The Sugarland Express, based on a true story, has Goldie Hawn breaking her husband out of jail to help her reclaim their young daughter from the foster system. The couple carjack and kidnap a state trooper, lead dozens of squad cars on a slow-speed chase across Texas and become folk heroes in the process.

It's an exciting premise to start. But the movie never seems to gain any real momentum before it devolves into over-the-top silliness.

I think a big problem is that Spielberg really didn't have a clear idea what he wanted to do here. Did he want a crime procedural? Did he want an over-the-top action movie? Did he want a light comedy? A character study, perhaps? It's like he brought all these different elements with him, mashed them all together and came out with a gloppy mess that didn't really work on any front.

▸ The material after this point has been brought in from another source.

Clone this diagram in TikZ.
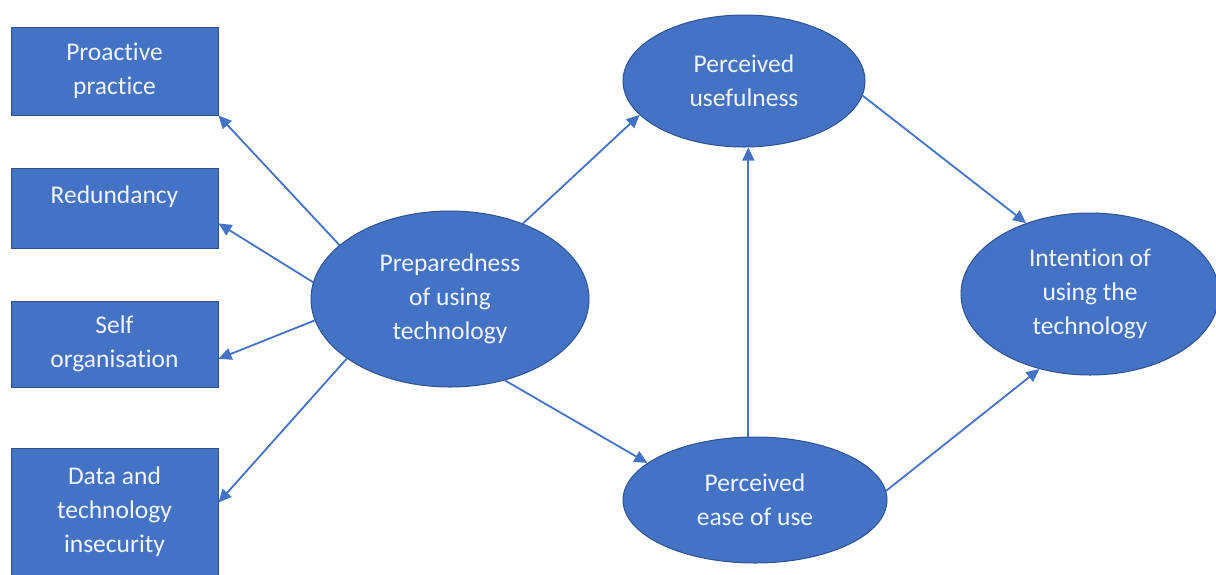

Another fault is one that plagues most all the Spielberg films I have seen -- his characters generally aren't very good. It's the big reason why I've never really been a fan of his movies, which I usually always see as technically brilliant but substantively weak. Almost all Spielberg characters are folksy, charming, good-humored, pure-hearted cutouts who are either brilliantly wise or incredibly dumb -- or sometimes both, depending on the needs of a given scene. 

If you don't have a giant shark or flocks of dinosaurs or cute aliens or spaceships to hold your attention, the human characters in Spielberg films just make me cringe. Watching The Sugarland Express, I learned where that trend started.